A combination of diminished global output and rising global demand have helped reduce the global supply glut that dragged on oil prices for years. Production cuts from the Organization of Petroleum Exporting Countries and their allies have largely contributed to the cut in supply. Meanwhile, expanding economies around the world has bolstered demand for raw materials such as crude oil.

Some market observers see rebound potential in the energy patch. XLE is showing some signs of bouncing back, gaining 1.50% over the past week.

“When you look at the energy names, it's a sector that hadn't performed very well but we're starting to see the relative performance of energy pick up,” said Craig Johnson, chief market technician at Piper Jaffray, in an interview with CNBC.

Other Factors for Sector ETFs

Investors may consider looking into to financial and energy sector ETFs as the Federal Reserve raises benchmark interest rates.

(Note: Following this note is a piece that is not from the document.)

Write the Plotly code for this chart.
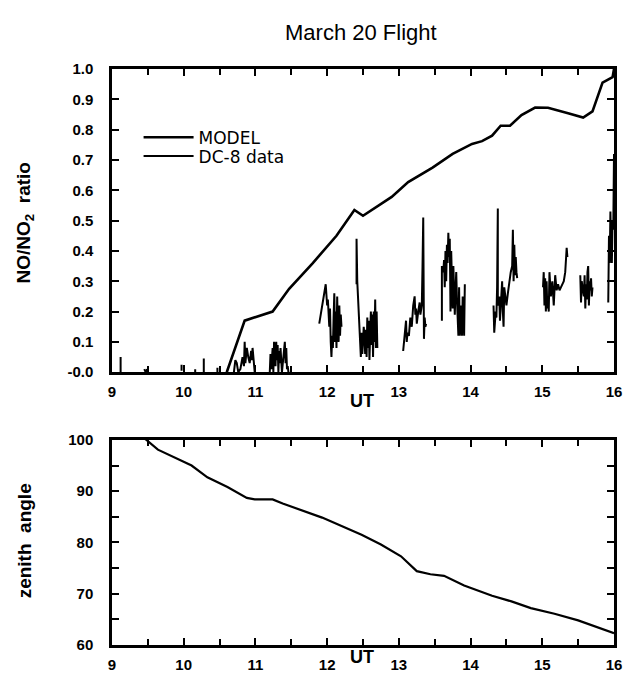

According to Kensho data, since 2008 when the 10-year Treasury note yields increased 25 basis points or more over a span of 30 days, the financial and energy sectors tend to beat the rest of the stock market, CNBC reports.

“Chevron and Exxon could see some near-term volatility following their earnings releases Friday morning. Analysts expect Chevron to post a nearly 30 percent increase in sales, while Exxon is forecast to report 14 percent sales growth,” according to CNBC.

Exxon and Chevron, the two largest U.S. oil companies, are the largest holdings in cap-weighted energy ETFs such as XLE.

Rivals to XLE include the Vanguard Energy ETF (VDE), iShares U.S. Energy ETF (IYE) and the Fidelity MSCI Energy Index ETF (FENY).